Your output is the lines from the first one to the one containing "from matplotlib.patches import Rectangle", repeated exactly, with images left out.
-- Start --
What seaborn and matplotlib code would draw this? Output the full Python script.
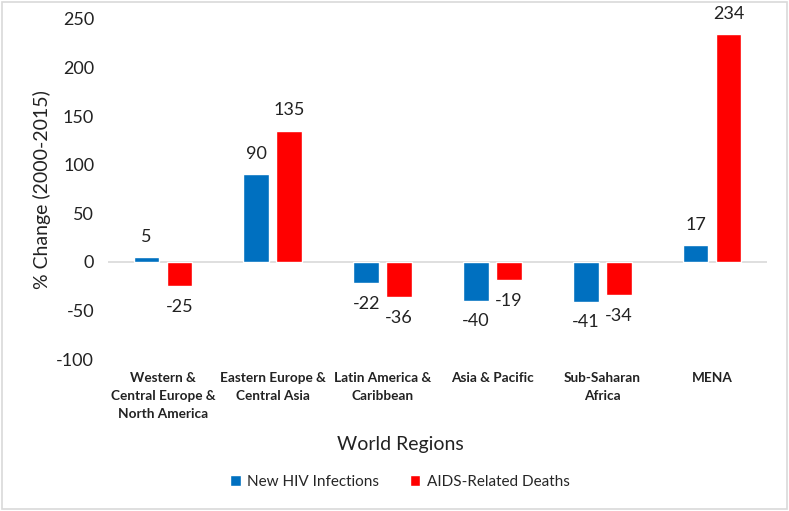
import pandas as pd
import matplotlib.pyplot as plt
import seaborn as sns
from matplotlib.patches import Rectangle

# data
regions = ["Western &\nCentral Europe &\nNorth America", "Eastern Europe &\nCentral Asia",
           "Latin America &\nCaribbean", "Asia & Pacific", "Sub-Saharan\nAfrica", "MENA"]
new_infections = [5, 90, -22, -40, -41, 17]
aids_deaths = [-25, 135, -36, -19, -34, 234]
series = ["New HIV Infections", "AIDS-Related Deaths"]

df = pd.DataFrame({
    "region": regions * 2,
    "series": [series[0]] * 6 + [series[1]] * 6,
    "value": new_infections + aids_deaths,
})

sns.set_style("white")
plt.rcParams["font.family"] = ["Lato", "DejaVu Sans"]
plt.rcParams["axes.unicode_minus"] = False

fig = plt.figure(figsize=(7.89, 5.11), dpi=100)
ax = fig.add_axes([0.137, 0.297, 0.835, 0.666])

sns.barplot(data=df, x="region", y="value", hue="series", order=regions, hue_order=series,
            palette={series[0]: "#0070C0", series[1]: "#FF0000"},
            width=0.6, gap=0.22, saturation=1, ax=ax)

for c in ax.containers:
    ax.bar_label(c, fmt="%d", padding=9, fontsize=13, color="#222222")

ax.set_ylim(-100, 250)
ax.set_yticks(range(-100, 251, 50))
ax.set_xlim(-0.5, 5.5)
ax.axhline(0, color="#d9d9d9", lw=1.2, zorder=0)
for s in ax.spines.values():
    s.set_visible(False)
ax.tick_params(axis="y", labelsize=13, length=0, pad=10, labelcolor="#222222")
ax.tick_params(axis="x", length=0, pad=9)
ax.set_xticks(range(len(regions)))
ax.set_xticklabels(regions, fontweight="bold", fontsize=9.8, linespacing=1.6,
                   va="top", color="#222222")
ax.set_ylabel("% Change (2000-2015)", fontsize=14, color="#222222")
ax.yaxis.set_label_coords(-0.087, 0.5)
ax.set_xlabel("World Regions", fontsize=14, color="#222222")
ax.xaxis.set_label_coords(0.443, -0.225)

ax.legend(loc="center", bbox_to_anchor=(0.443, -0.36), ncol=2, frameon=False,
          fontsize=11, handlelength=0.7, handleheight=0.7, columnspacing=2.0,
          handletextpad=0.4)

fig.patches.append(Rectangle((0.002, 0.004), 0.996, 0.992, transform=fig.transFigure,
                             fill=False, edgecolor="#d9d9d9", lw=1.2))

plt.savefig("out.png", dpi=100)
plt.close()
-- End --
EXPECTED ANSWER ->
What seaborn and matplotlib code would draw this? Output the full Python script.
import pandas as pd
import matplotlib.pyplot as plt
import seaborn as sns
from matplotlib.patches import Rectangle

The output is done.